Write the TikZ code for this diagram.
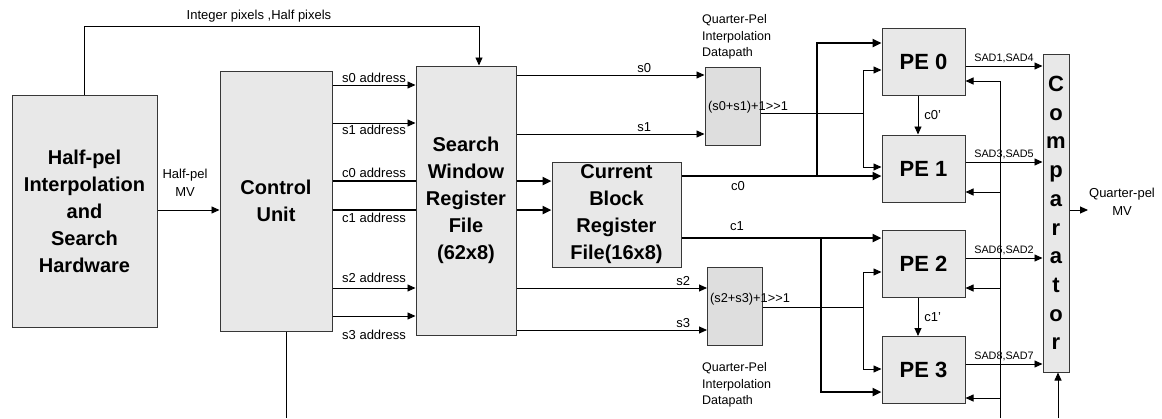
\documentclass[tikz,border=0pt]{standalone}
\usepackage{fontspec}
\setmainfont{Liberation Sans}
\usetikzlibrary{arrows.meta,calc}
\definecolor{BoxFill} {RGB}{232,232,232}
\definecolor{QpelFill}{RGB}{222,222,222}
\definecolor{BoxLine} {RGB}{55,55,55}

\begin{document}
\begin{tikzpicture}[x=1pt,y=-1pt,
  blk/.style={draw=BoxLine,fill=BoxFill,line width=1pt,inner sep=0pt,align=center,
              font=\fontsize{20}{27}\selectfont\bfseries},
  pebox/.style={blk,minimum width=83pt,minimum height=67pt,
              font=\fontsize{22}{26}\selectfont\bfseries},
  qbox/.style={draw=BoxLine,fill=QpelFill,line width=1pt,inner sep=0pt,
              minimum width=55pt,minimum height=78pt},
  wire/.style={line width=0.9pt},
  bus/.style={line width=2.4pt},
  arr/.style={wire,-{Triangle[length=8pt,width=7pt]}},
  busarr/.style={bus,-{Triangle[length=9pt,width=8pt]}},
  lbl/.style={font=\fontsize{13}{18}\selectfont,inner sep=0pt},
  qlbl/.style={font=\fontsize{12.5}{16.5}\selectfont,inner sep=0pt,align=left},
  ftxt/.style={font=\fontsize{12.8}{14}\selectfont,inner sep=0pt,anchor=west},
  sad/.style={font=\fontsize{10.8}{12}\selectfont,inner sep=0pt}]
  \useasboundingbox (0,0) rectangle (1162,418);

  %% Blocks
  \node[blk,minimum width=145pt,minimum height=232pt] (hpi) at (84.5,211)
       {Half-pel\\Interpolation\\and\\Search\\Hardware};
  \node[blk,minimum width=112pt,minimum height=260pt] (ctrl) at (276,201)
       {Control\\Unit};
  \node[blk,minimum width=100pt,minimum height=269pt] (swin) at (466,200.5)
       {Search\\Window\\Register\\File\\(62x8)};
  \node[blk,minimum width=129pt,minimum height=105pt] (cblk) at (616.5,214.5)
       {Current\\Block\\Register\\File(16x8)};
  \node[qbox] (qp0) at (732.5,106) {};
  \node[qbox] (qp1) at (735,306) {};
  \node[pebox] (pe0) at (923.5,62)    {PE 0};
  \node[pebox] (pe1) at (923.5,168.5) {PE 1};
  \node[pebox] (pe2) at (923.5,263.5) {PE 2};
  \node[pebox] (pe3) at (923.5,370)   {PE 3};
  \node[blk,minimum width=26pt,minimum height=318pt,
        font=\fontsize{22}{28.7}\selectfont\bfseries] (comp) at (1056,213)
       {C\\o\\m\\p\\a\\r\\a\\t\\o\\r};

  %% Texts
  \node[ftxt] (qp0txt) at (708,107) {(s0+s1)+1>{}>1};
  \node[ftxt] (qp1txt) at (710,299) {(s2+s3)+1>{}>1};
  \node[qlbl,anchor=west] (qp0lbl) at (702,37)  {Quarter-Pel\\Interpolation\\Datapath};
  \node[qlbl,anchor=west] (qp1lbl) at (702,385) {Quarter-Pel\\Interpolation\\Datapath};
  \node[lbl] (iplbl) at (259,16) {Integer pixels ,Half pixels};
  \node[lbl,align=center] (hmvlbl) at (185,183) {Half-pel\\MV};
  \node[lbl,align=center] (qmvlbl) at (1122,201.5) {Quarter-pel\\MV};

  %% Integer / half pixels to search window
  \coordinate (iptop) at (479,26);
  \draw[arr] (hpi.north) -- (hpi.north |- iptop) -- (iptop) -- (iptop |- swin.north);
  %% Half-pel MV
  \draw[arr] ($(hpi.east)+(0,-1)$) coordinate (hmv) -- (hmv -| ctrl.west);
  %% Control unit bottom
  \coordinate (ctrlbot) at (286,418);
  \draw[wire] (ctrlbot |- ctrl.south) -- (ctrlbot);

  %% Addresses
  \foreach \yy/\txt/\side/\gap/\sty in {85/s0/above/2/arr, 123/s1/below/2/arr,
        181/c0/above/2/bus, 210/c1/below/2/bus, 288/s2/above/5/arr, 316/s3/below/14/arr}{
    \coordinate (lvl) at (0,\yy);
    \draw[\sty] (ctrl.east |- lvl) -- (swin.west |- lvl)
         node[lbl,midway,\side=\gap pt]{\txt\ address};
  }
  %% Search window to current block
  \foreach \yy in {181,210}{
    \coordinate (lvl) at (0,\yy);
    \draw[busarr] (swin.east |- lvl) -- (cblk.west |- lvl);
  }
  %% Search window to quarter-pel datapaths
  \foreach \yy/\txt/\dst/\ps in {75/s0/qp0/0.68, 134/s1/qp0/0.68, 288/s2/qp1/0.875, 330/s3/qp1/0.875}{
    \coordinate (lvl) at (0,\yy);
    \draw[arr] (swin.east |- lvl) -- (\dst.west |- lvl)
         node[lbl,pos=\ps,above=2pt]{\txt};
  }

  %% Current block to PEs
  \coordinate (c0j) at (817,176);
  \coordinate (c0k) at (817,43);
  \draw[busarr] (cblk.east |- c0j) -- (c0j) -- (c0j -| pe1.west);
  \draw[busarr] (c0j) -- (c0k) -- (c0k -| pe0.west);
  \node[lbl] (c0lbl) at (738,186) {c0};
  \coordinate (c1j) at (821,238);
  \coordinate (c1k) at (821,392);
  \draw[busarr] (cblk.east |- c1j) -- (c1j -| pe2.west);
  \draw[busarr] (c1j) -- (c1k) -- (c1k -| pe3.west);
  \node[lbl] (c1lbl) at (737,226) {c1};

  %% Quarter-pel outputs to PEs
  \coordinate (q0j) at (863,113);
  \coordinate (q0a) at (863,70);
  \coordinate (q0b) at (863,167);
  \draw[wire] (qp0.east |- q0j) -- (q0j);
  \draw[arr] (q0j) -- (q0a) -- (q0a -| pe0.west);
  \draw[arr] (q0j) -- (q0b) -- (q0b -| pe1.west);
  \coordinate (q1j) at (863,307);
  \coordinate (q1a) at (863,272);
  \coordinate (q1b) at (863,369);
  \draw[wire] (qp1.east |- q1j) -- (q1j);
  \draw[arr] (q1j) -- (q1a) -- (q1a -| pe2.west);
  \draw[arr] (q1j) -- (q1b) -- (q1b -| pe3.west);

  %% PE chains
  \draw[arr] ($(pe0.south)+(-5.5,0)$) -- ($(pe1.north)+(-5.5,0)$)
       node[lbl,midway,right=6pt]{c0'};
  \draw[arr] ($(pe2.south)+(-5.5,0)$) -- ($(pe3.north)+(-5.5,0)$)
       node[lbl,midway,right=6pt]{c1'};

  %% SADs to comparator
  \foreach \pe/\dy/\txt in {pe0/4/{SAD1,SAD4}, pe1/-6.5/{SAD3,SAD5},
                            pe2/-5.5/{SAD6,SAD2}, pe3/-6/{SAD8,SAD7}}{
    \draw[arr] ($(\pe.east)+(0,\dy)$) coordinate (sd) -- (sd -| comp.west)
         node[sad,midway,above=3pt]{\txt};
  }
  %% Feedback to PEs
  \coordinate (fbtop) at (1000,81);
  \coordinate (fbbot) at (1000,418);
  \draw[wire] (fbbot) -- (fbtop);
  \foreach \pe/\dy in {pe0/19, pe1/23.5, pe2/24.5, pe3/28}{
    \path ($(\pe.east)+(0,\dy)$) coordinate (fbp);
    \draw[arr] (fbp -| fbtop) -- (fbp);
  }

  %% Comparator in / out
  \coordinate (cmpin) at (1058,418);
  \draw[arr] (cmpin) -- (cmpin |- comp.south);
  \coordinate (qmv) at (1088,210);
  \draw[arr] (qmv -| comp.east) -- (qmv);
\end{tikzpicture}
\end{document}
_ _ _
◆ **Requirement**:
Transcribe the material exactly, keeping every word and none of the pictures.

◆ **Completed task**:
Write the TikZ code for this diagram.
\documentclass[tikz,border=0pt]{standalone}
\usepackage{fontspec}
\setmainfont{Liberation Sans}
\usetikzlibrary{arrows.meta,calc}
\definecolor{BoxFill} {RGB}{232,232,232}
\definecolor{QpelFill}{RGB}{222,222,222}
\definecolor{BoxLine} {RGB}{55,55,55}

\begin{document}
\begin{tikzpicture}[x=1pt,y=-1pt,
  blk/.style={draw=BoxLine,fill=BoxFill,line width=1pt,inner sep=0pt,align=center,
              font=\fontsize{20}{27}\selectfont\bfseries},
  pebox/.style={blk,minimum width=83pt,minimum height=67pt,
              font=\fontsize{22}{26}\selectfont\bfseries},
  qbox/.style={draw=BoxLine,fill=QpelFill,line width=1pt,inner sep=0pt,
              minimum width=55pt,minimum height=78pt},
  wire/.style={line width=0.9pt},
  bus/.style={line width=2.4pt},
  arr/.style={wire,-{Triangle[length=8pt,width=7pt]}},
  busarr/.style={bus,-{Triangle[length=9pt,width=8pt]}},
  lbl/.style={font=\fontsize{13}{18}\selectfont,inner sep=0pt},
  qlbl/.style={font=\fontsize{12.5}{16.5}\selectfont,inner sep=0pt,align=left},
  ftxt/.style={font=\fontsize{12.8}{14}\selectfont,inner sep=0pt,anchor=west},
  sad/.style={font=\fontsize{10.8}{12}\selectfont,inner sep=0pt}]
  \useasboundingbox (0,0) rectangle (1162,418);

  %% Blocks
  \node[blk,minimum width=145pt,minimum height=232pt] (hpi) at (84.5,211)
       {Half-pel\\Interpolation\\and\\Search\\Hardware};
  \node[blk,minimum width=112pt,minimum height=260pt] (ctrl) at (276,201)
       {Control\\Unit};
  \node[blk,minimum width=100pt,minimum height=269pt] (swin) at (466,200.5)
       {Search\\Window\\Register\\File\\(62x8)};
  \node[blk,minimum width=129pt,minimum height=105pt] (cblk) at (616.5,214.5)
       {Current\\Block\\Register\\File(16x8)};
  \node[qbox] (qp0) at (732.5,106) {};
  \node[qbox] (qp1) at (735,306) {};
  \node[pebox] (pe0) at (923.5,62)    {PE 0};
  \node[pebox] (pe1) at (923.5,168.5) {PE 1};
  \node[pebox] (pe2) at (923.5,263.5) {PE 2};
  \node[pebox] (pe3) at (923.5,370)   {PE 3};
  \node[blk,minimum width=26pt,minimum height=318pt,
        font=\fontsize{22}{28.7}\selectfont\bfseries] (comp) at (1056,213)
       {C\\o\\m\\p\\a\\r\\a\\t\\o\\r};

  %% Texts
  \node[ftxt] (qp0txt) at (708,107) {(s0+s1)+1>{}>1};
  \node[ftxt] (qp1txt) at (710,299) {(s2+s3)+1>{}>1};
  \node[qlbl,anchor=west] (qp0lbl) at (702,37)  {Quarter-Pel\\Interpolation\\Datapath};
  \node[qlbl,anchor=west] (qp1lbl) at (702,385) {Quarter-Pel\\Interpolation\\Datapath};
  \node[lbl] (iplbl) at (259,16) {Integer pixels ,Half pixels};
  \node[lbl,align=center] (hmvlbl) at (185,183) {Half-pel\\MV};
  \node[lbl,align=center] (qmvlbl) at (1122,201.5) {Quarter-pel\\MV};

  %% Integer / half pixels to search window
  \coordinate (iptop) at (479,26);
  \draw[arr] (hpi.north) -- (hpi.north |- iptop) -- (iptop) -- (iptop |- swin.north);
  %% Half-pel MV
  \draw[arr] ($(hpi.east)+(0,-1)$) coordinate (hmv) -- (hmv -| ctrl.west);
  %% Control unit bottom
  \coordinate (ctrlbot) at (286,418);
  \draw[wire] (ctrlbot |- ctrl.south) -- (ctrlbot);

  %% Addresses
  \foreach \yy/\txt/\side/\gap/\sty in {85/s0/above/2/arr, 123/s1/below/2/arr,
        181/c0/above/2/bus, 210/c1/below/2/bus, 288/s2/above/5/arr, 316/s3/below/14/arr}{
    \coordinate (lvl) at (0,\yy);
    \draw[\sty] (ctrl.east |- lvl) -- (swin.west |- lvl)
         node[lbl,midway,\side=\gap pt]{\txt\ address};
  }
  %% Search window to current block
  \foreach \yy in {181,210}{
    \coordinate (lvl) at (0,\yy);
    \draw[busarr] (swin.east |- lvl) -- (cblk.west |- lvl);
  }
  %% Search window to quarter-pel datapaths
  \foreach \yy/\txt/\dst/\ps in {75/s0/qp0/0.68, 134/s1/qp0/0.68, 288/s2/qp1/0.875, 330/s3/qp1/0.875}{
    \coordinate (lvl) at (0,\yy);
    \draw[arr] (swin.east |- lvl) -- (\dst.west |- lvl)
         node[lbl,pos=\ps,above=2pt]{\txt};
  }

  %% Current block to PEs
  \coordinate (c0j) at (817,176);
  \coordinate (c0k) at (817,43);
  \draw[busarr] (cblk.east |- c0j) -- (c0j) -- (c0j -| pe1.west);
  \draw[busarr] (c0j) -- (c0k) -- (c0k -| pe0.west);
  \node[lbl] (c0lbl) at (738,186) {c0};
  \coordinate (c1j) at (821,238);
  \coordinate (c1k) at (821,392);
  \draw[busarr] (cblk.east |- c1j) -- (c1j -| pe2.west);
  \draw[busarr] (c1j) -- (c1k) -- (c1k -| pe3.west);
  \node[lbl] (c1lbl) at (737,226) {c1};

  %% Quarter-pel outputs to PEs
  \coordinate (q0j) at (863,113);
  \coordinate (q0a) at (863,70);
  \coordinate (q0b) at (863,167);
  \draw[wire] (qp0.east |- q0j) -- (q0j);
  \draw[arr] (q0j) -- (q0a) -- (q0a -| pe0.west);
  \draw[arr] (q0j) -- (q0b) -- (q0b -| pe1.west);
  \coordinate (q1j) at (863,307);
  \coordinate (q1a) at (863,272);
  \coordinate (q1b) at (863,369);
  \draw[wire] (qp1.east |- q1j) -- (q1j);
  \draw[arr] (q1j) -- (q1a) -- (q1a -| pe2.west);
  \draw[arr] (q1j) -- (q1b) -- (q1b -| pe3.west);

  %% PE chains
  \draw[arr] ($(pe0.south)+(-5.5,0)$) -- ($(pe1.north)+(-5.5,0)$)
       node[lbl,midway,right=6pt]{c0'};
  \draw[arr] ($(pe2.south)+(-5.5,0)$) -- ($(pe3.north)+(-5.5,0)$)
       node[lbl,midway,right=6pt]{c1'};

  %% SADs to comparator
  \foreach \pe/\dy/\txt in {pe0/4/{SAD1,SAD4}, pe1/-6.5/{SAD3,SAD5},
                            pe2/-5.5/{SAD6,SAD2}, pe3/-6/{SAD8,SAD7}}{
    \draw[arr] ($(\pe.east)+(0,\dy)$) coordinate (sd) -- (sd -| comp.west)
         node[sad,midway,above=3pt]{\txt};
  }
  %% Feedback to PEs
  \coordinate (fbtop) at (1000,81);
  \coordinate (fbbot) at (1000,418);
  \draw[wire] (fbbot) -- (fbtop);
  \foreach \pe/\dy in {pe0/19, pe1/23.5, pe2/24.5, pe3/28}{
    \path ($(\pe.east)+(0,\dy)$) coordinate (fbp);
    \draw[arr] (fbp -| fbtop) -- (fbp);
  }

  %% Comparator in / out
  \coordinate (cmpin) at (1058,418);
  \draw[arr] (cmpin) -- (cmpin |- comp.south);
  \coordinate (qmv) at (1088,210);
  \draw[arr] (qmv -| comp.east) -- (qmv);
\end{tikzpicture}
\end{document}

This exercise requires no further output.